As the shock of Jason Atherton’s resignation from the Ramsay Empire begins to die down, here is his new cookbook to console us until he pops up elsewhere, as he surely must. And far from being a Maze cookbook, delicious dishes beyond the reach of most of us, it’s a book that promises us that we can cook well and for under a fiver a head.
What JA makes clear in his thoughtful intro is that this is no gloomy recession cookbook – all back to basics boring ingredients that create even more boring dishes. No, instead he reckons that you can cook a two-course meal for under the magic fiver through careful use of what is seasonal, and therefore cheap. Of course it’s assumed that you already have a store of basic ingredients to work with, so these are not factored into the cost calculations.
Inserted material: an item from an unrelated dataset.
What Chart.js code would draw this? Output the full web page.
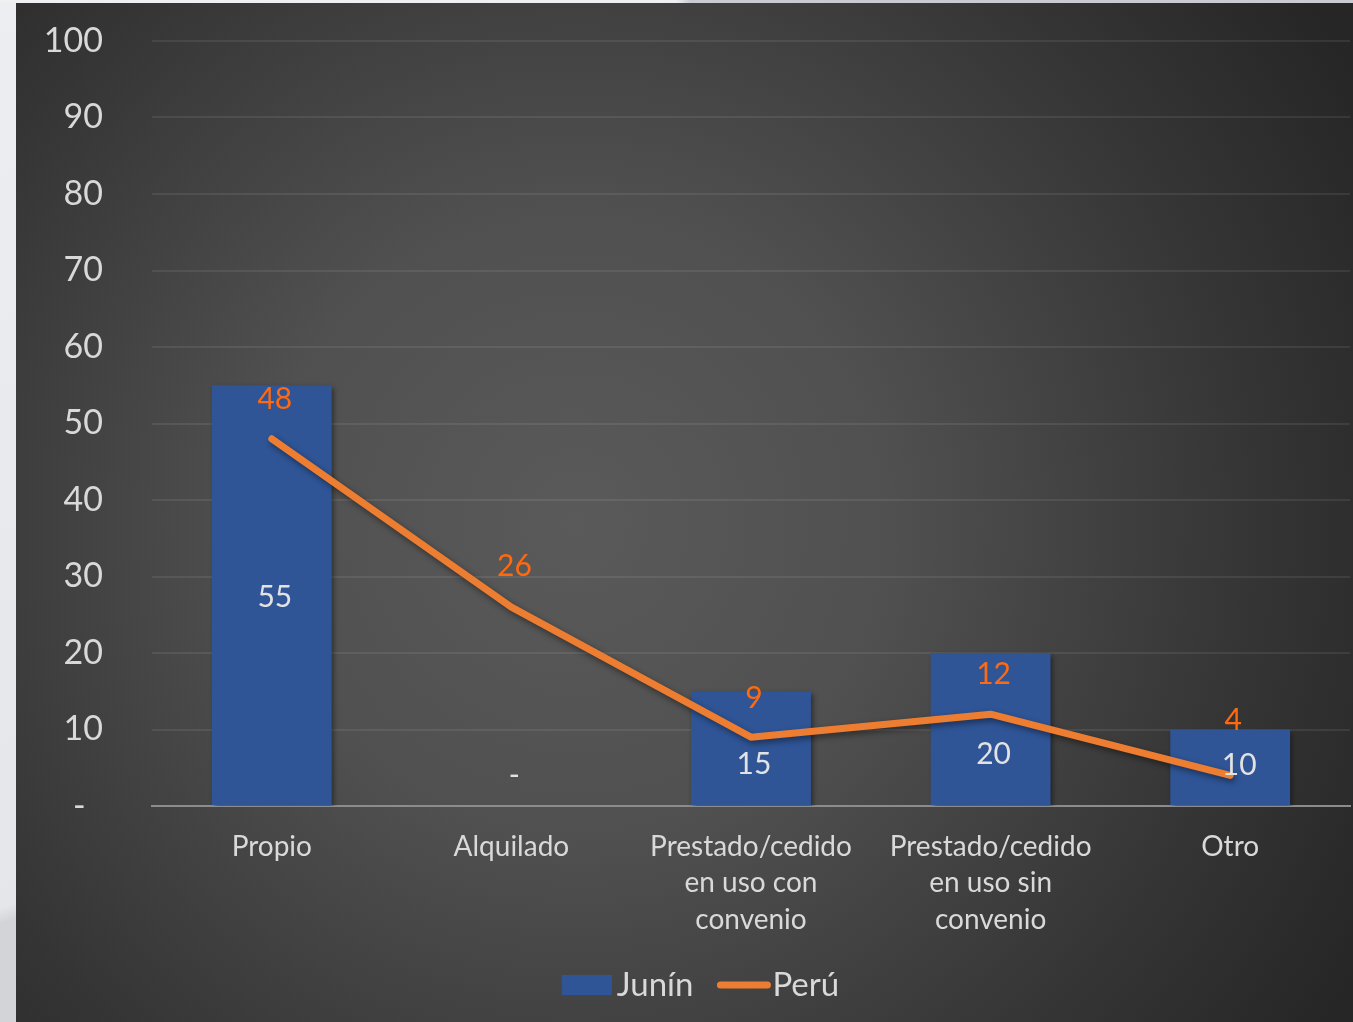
<!DOCTYPE html>
<html>
<head>
<meta charset="utf-8">
<script src="https://cdn.jsdelivr.net/npm/chart.js@4.4.1/dist/chart.umd.min.js"></script>
<style>
  html, body { margin: 0; padding: 0; }
  body {
    width: 1353px; height: 1022px; overflow: hidden; position: relative;
    background: linear-gradient(160deg, #eceef1 0%, #e4e6e9 60%, #d2d4d8 61%, #d0d2d6 100%);
  }
  #topstrip { position: absolute; left: 0; top: 0; width: 1353px; height: 3px;
    background: linear-gradient(90deg, #eef0f2 0%, #eef0f2 50%, #c9cbd1 51%, #c9cbd1 100%); }
  #wrap { position: absolute; left: 16px; top: 3px; width: 1337px; height: 1019px; }
</style>
</head>
<body>
<div id="topstrip"></div>
<div id="wrap"><canvas id="c" width="1337" height="1019"></canvas></div>
<script>
const categories = ['Propio', 'Alquilado', ['Prestado/cedido', 'en uso con', 'convenio'], ['Prestado/cedido', 'en uso sin', 'convenio'], 'Otro'];
const juninValues = [55, 0, 15, 20, 10];
const peruValues = [48, 26, 9, 12, 4];
const yTicks = [0, 10, 20, 30, 40, 50, 60, 70, 80, 90, 100];
const seriesNames = ['Junín', 'Perú'];

const FONT = 'Lato, "Open Sans", sans-serif';
const TEXT = '#d9d9d9';

const bgPlugin = {
  id: 'bg',
  beforeDraw(chart) {
    const ctx = chart.ctx, w = chart.width, h = chart.height;
    ctx.save();
    const g = ctx.createRadialGradient(560, 520, 0, 560, 520, 900);
    g.addColorStop(0, '#5a5a5a');
    g.addColorStop(0.35, '#505050');
    g.addColorStop(0.75, '#353535');
    g.addColorStop(1, '#262626');
    ctx.fillStyle = g;
    ctx.fillRect(0, 0, w, h);
    ctx.restore();
  }
};

const shadowPlugin = {
  id: 'shadow',
  beforeDatasetDraw(chart, args) {
    const ctx = chart.ctx;
    ctx.save();
    ctx.shadowColor = 'rgba(0,0,0,0.45)';
    ctx.shadowBlur = args.index === 1 ? 6 : 5;
    ctx.shadowOffsetX = 2;
    ctx.shadowOffsetY = 3;
  },
  afterDatasetDraw(chart) { chart.ctx.restore(); }
};

const labelPlugin = {
  id: 'vlabels',
  afterDatasetsDraw(chart, args, opts) {
    const ctx = chart.ctx;
    const y = chart.scales.y;
    ctx.save();
    ctx.textAlign = 'center';
    ctx.textBaseline = 'middle';
    ctx.font = '30px ' + FONT;
    chart.getDatasetMeta(0).data.forEach((bar, i) => {
      const v = juninValues[i];
      const cy = v === 0 ? y.getPixelForValue(0) - 31 : (bar.y + bar.base) / 2 + opts.barNudge[i];
      ctx.fillStyle = '#e2e2e2';
      ctx.fillText(v === 0 ? '-' : String(v), bar.x + opts.barNudgeX[i], cy);
    });
    chart.getDatasetMeta(1).data.forEach((pt, i) => {
      ctx.fillStyle = '#ff6a10';
      ctx.fillText(String(peruValues[i]), pt.x + 3, pt.y - opts.lineLift[i]);
    });
    ctx.restore();
  }
};

const legendPlugin = {
  id: 'customLegend',
  afterDraw(chart, args, opts) {
    const ctx = chart.ctx;
    const ds = chart.data.datasets;
    ctx.save();
    ctx.font = opts.size + 'px ' + FONT;
    ctx.textBaseline = 'middle';
    ctx.textAlign = 'left';
    const sym = 50, gap = 5, itemGap = 24;
    const widths = ds.map(d => sym + gap + ctx.measureText(d.label).width);
    const total = widths.reduce((a, b) => a + b, 0) + itemGap * (ds.length - 1);
    let x = chart.width / 2 + opts.shift - total / 2;
    const cy = chart.height - opts.bottom;
    ds.forEach((d, i) => {
      if (d.type === 'line') {
        ctx.strokeStyle = d.borderColor;
        ctx.lineWidth = 7;
        ctx.lineCap = 'round';
        ctx.beginPath();
        ctx.moveTo(x + 3, cy);
        ctx.lineTo(x + sym, cy);
        ctx.stroke();
      } else {
        ctx.fillStyle = d.backgroundColor;
        ctx.fillRect(x, cy - 10, sym, 20);
      }
      ctx.fillStyle = TEXT;
      ctx.fillText(d.label, x + sym + gap, cy);
      x += widths[i] + itemGap;
    });
    ctx.restore();
  }
};

new Chart(document.getElementById('c'), {
  type: 'bar',
  data: {
    labels: categories,
    datasets: [
      {
        type: 'bar', label: seriesNames[0], data: juninValues,
        backgroundColor: '#2f5597', borderWidth: 0,
        barPercentage: 0.5, categoryPercentage: 1.0, order: 1
      },
      {
        type: 'line', label: seriesNames[1], data: peruValues,
        borderColor: '#ed7d31', backgroundColor: '#ed7d31', borderWidth: 7,
        borderCapStyle: 'round', borderJoinStyle: 'round',
        pointRadius: 0, tension: 0, order: 0
      }
    ]
  },
  options: {
    responsive: false, animation: false,
    layout: { padding: { top: 38, right: 3, bottom: 66, left: 0 } },
    plugins: {
      tooltip: { enabled: false },
      legend: { display: false },
      customLegend: { size: 33, bottom: 37, shift: 16 },
      vlabels: { barNudge: [2, 0, 16, 25, -2], barNudgeX: [3, 3, 3, 3, 9], lineLift: [39, 41, 39, 40, 55] }
    },
    scales: {
      x: {
        grid: { display: false, drawTicks: false },
        border: { display: true, color: '#8c8c8c', width: 2 },
        ticks: { color: TEXT, font: { family: FONT, size: 28, lineHeight: 1.32 }, padding: 22, maxRotation: 0, autoSkip: false },
        afterFit(s) { s.height = 150; }
      },
      y: {
        min: 0, max: 100,
        afterBuildTicks(s) { s.ticks = yTicks.map(v => ({ value: v })); },
        grid: {
          drawTicks: false,
          color: (c) => c.tick && c.tick.value === 0 ? 'rgba(0,0,0,0)' : 'rgba(255,255,255,0.08)',
          lineWidth: 2
        },
        border: { display: false },
        ticks: {
          color: TEXT, font: { family: FONT, size: 34 }, padding: 49,
          callback: (v) => v === 0 ? '-  ' : String(v)
        },
        afterFit(s) { s.width = 136; s.paddingTop = 0; s.paddingBottom = 0; }
      }
    }
  },
  plugins: [bgPlugin, shadowPlugin, labelPlugin, legendPlugin]
});
</script>
</body>
</html>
Inexpensive cuts of meat are also firmly on JA’s menu, things like pork belly, beef flank and lamb shoulder, great tasty meats and so much better than filet steak which costs a fortune and barely has any flavour at all. And of course fish too, the cheaper ones such as pollack and mackerel and even tinned ones like tuna. There’s plenty of variety here to make sure eating on a budget needn’t get dull.
So what does he make with his humble ingredients? Well there’s Asparagus with poached egg and smoked prawns. Asparagus out of season clocks up the air miles to get to us and consequently costs a lot. When in season in the UK however, the price goes down and the quality and flavour go up, meaning that this dish easily slips under the price limit. At the other end of the UK season, Autumn, he takes a butternut squash, so easily found in every vegetable section, and partners it with crayfish tails from a jar to make a stunning soup with a lime chantilly. All of the dishes are designed to be both contemporary and flexible – starters or mains – depending on your mood, and hunger.
Chinese spiced roast pork belly with spring onions and pak choi makes the most of what must be one of the most inexpensive meat cuts on the market and one that always responds well to Asian spicing. It needs long cooking but that’s okay because you can make it a day ahead. Quicker buy far is the Grilled chicken with tamarind and herb salad. Okay the chicken needs to marinade overnight but come dinner time the bird takes no more than 20 minutes to grill to perfection.
Desserts don’t go unnoticed either, with great looking (as you’d expect from the Maze master of presentation) dishes such as Yoghurt with apricots, honey and pistachios or Vanilla cheesecake with rhubarb and ginger. There’s even a good old Treacle tart on offer as well as a twist on Bread and butter pudding that uses coconut milk.
Photography is first class, of course, and each recipe has a short note from Jason on how to plate it and some thoughts and tips on the major ingredient. There’s also a very handy menu planner at the start of the book
So if you’re thinking of cutting down on luxuries because of the recession, think again. Hopefully when Jason resurfaces as a working chef he’ll be knocking out great food for a fiver in a restaurant too. Hmm, well we can all dream eh?